Proposed changes to UK legislation governing the sale of road cars will drive more teams and manufacturers to enter Formula E, reckons Jaguar team director James Barclay.
Prime minister Boris Johnson said at the United Nations summit earlier this year that a ban on the sale of petrol and diesel-engined cars would be brought forward to 2035.
The restrictions would also include the sale of hybrids, and transport secretary Grant Shapps has since suggested bringing the date forward again to 2032.
When asked by Autosport what impact the legislation would have on FE - especially if it was adopted by other nations - Barclay said: "If anything, it just shows the importance of Formula E.
"Bringing forward that deadline is something which we're all facing anyway.
"It shows the importance of how we speed that process up.
"For other forms of motorsport, it probably puts more of a challenge on them for sure - it's a difficult challenge without a doubt.
"What we are doing with Formula E very much fits in.
"There's even more desire for manufacturers and teams and partners to be involved in the championship."
Formula E has an exclusivity agreement with the FIA which, in theory, prevents F1 from adopting all-electric powertrains until 2038.
This could lead F1 to share events with FE, merge altogether or independently explore hydrogen fuel cell technology.
Mahindra team principal Dilbagh Gill added that the shift towards electric cars was 'perfect' for the Indian manufacturer to compete in the FE "storm".
He said: "We come from an emerging market.
"We are very clear that the 2020s are going to be the tipping point where we're going to see a lot more change happening.
"It is perfect for us to be in the storm right now with technology advancements and regulation.
"I think we're in the right place at the right time."
But Tony Ross, who moved from the Mercedes F1 team to act as chief race engineer for the marque's FE squad, reckoned battery technology was not ready for the transition.
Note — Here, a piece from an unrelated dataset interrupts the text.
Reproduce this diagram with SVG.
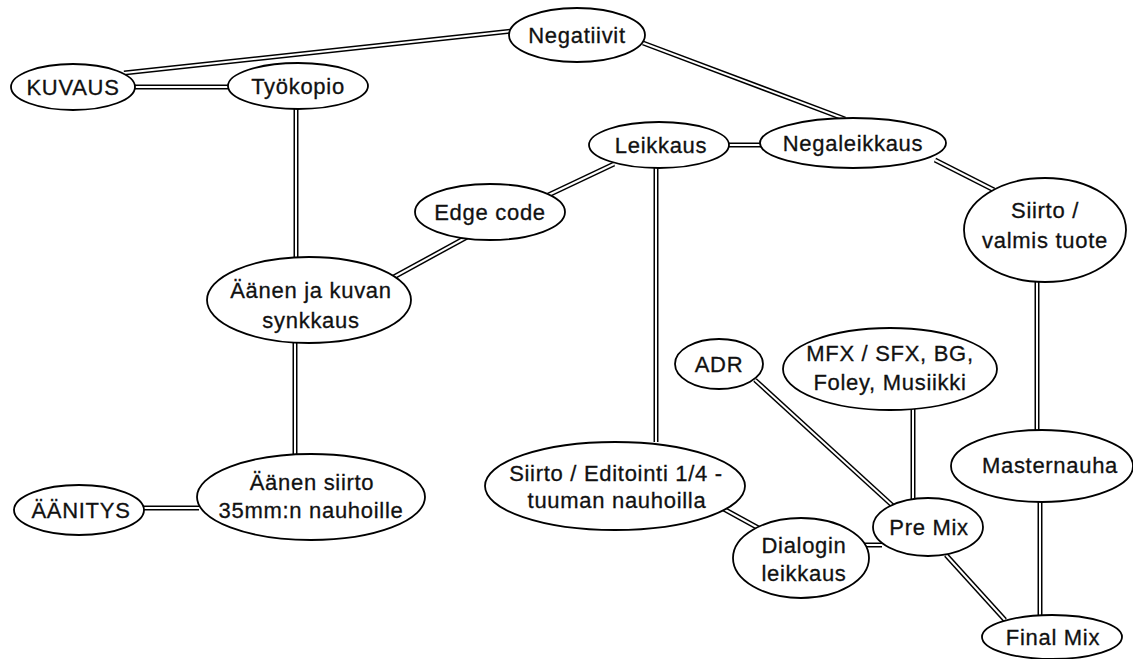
<svg xmlns="http://www.w3.org/2000/svg" width="1133" height="659" viewBox="0 0 1133 659">
<style>
.n ellipse{fill:#fff;stroke:#000;stroke-width:1.8}
.n text{font-family:"Liberation Sans",Arial,sans-serif;font-size:22px;letter-spacing:0.7px;fill:#111;stroke:#111;stroke-width:0.3;text-anchor:middle}
.c .o{stroke:#000;stroke-width:5;fill:none}
.c .i{stroke:#fff;stroke-width:2;fill:none}
</style>
<rect width="1133" height="659" fill="#fff"/>
<defs>
<g id="lines">
<line x1="124" y1="73" x2="512" y2="31"/>
<line x1="134" y1="87" x2="230" y2="87"/>
<line x1="643" y1="43" x2="845" y2="119"/>
<line x1="296" y1="108" x2="296" y2="259"/>
<line x1="727" y1="145" x2="762" y2="145"/>
<line x1="614" y1="164" x2="540" y2="199"/>
<line x1="467" y1="237" x2="392" y2="278"/>
<line x1="656" y1="167" x2="656" y2="442"/>
<line x1="935" y1="160" x2="994" y2="190"/>
<line x1="1037" y1="281" x2="1037" y2="432"/>
<line x1="295" y1="342" x2="295" y2="456"/>
<line x1="143" y1="508" x2="199" y2="508"/>
<line x1="722" y1="508" x2="762" y2="530"/>
<line x1="864" y1="545" x2="882" y2="545"/>
<line x1="755" y1="380" x2="893" y2="506"/>
<line x1="913" y1="409" x2="913" y2="500"/>
<line x1="946" y1="555" x2="1005" y2="620"/>
<line x1="1040" y1="501" x2="1040" y2="616"/>
</g>
</defs>
<g id="connectors" class="c">
<use href="#lines" class="o"/>
<use href="#lines" class="i"/>
</g>
<g id="n-kuvaus" class="n"><ellipse cx="73" cy="87" rx="62" ry="23"/><text x="73" y="95">KUVAUS</text></g>
<g id="n-tyokopio" class="n"><ellipse cx="298" cy="86" rx="70" ry="23"/><text x="298" y="94">Työkopio</text></g>
<g id="n-negatiivit" class="n"><ellipse cx="577" cy="35" rx="68" ry="27"/><text x="577" y="43">Negatiivit</text></g>
<g id="n-leikkaus" class="n"><ellipse cx="659" cy="145" rx="70" ry="23"/><text x="661" y="153">Leikkaus</text></g>
<g id="n-negaleikkaus" class="n"><ellipse cx="853" cy="143" rx="93" ry="25"/><text x="853" y="151">Negaleikkaus</text></g>
<g id="n-edgecode" class="n"><ellipse cx="490" cy="212" rx="75" ry="28"/><text x="490" y="220">Edge code</text></g>
<g id="n-siirtovalmis" class="n"><ellipse cx="1045" cy="230" rx="81" ry="52"/><text x="1045" y="218">Siirto /</text><text x="1045" y="248">valmis tuote</text></g>
<g id="n-synkkaus" class="n"><ellipse cx="309" cy="300" rx="102" ry="43"/><text x="311" y="298">Äänen ja kuvan</text><text x="311" y="328">synkkaus</text></g>
<g id="n-adr" class="n"><ellipse cx="719" cy="364" rx="44" ry="25"/><text x="719" y="372">ADR</text></g>
<g id="n-mfx" class="n"><ellipse cx="890" cy="369" rx="107" ry="41"/><text x="890" y="361">MFX / SFX, BG,</text><text x="890" y="390">Foley, Musiikki</text></g>
<g id="n-masternauha" class="n"><ellipse cx="1042" cy="466" rx="91" ry="36"/><text x="1050" y="473">Masternauha</text></g>
<g id="n-siirtoeditointi" class="n"><ellipse cx="615" cy="486" rx="130" ry="44"/><text x="616" y="481">Siirto / Editointi 1/4 -</text><text x="617" y="508">tuuman nauhoilla</text></g>
<g id="n-aanensiirto" class="n"><ellipse cx="311" cy="497" rx="114" ry="43"/><text x="312" y="490">Äänen siirto</text><text x="311" y="518">35mm:n nauhoille</text></g>
<g id="n-aanitys" class="n"><ellipse cx="79" cy="510" rx="65" ry="25"/><text x="81" y="518">ÄÄNITYS</text></g>
<g id="n-premix" class="n"><ellipse cx="928" cy="527" rx="55" ry="29"/><text x="929" y="535">Pre Mix</text></g>
<g id="n-dialogin" class="n"><ellipse cx="801" cy="558" rx="68" ry="40"/><text x="804" y="553">Dialogin</text><text x="804" y="581">leikkaus</text></g>
<g id="n-finalmix" class="n"><ellipse cx="1052" cy="637" rx="70" ry="22"/><text x="1053" y="645">Final Mix</text></g>
</svg>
"In terms of how the batteries are encased and that kind of thing, there's developments which are bringing improvements.
"But there's not been the step needed for them to compete in the same way with fossil fuels," he said.
Ross, who was race engineer for Nico Rosberg when he won the 2016 F1 title, added that F1 and FE needed to co-exist for the near future.
"At the moment, yes, both F1 and FE need to exist and they will both push each other.
"It will be interesting to see what happens with F1 because it does cost so much.
"As a result, you get the differentiation that you get now, whereas in FE, realistically, at the moment anybody can win."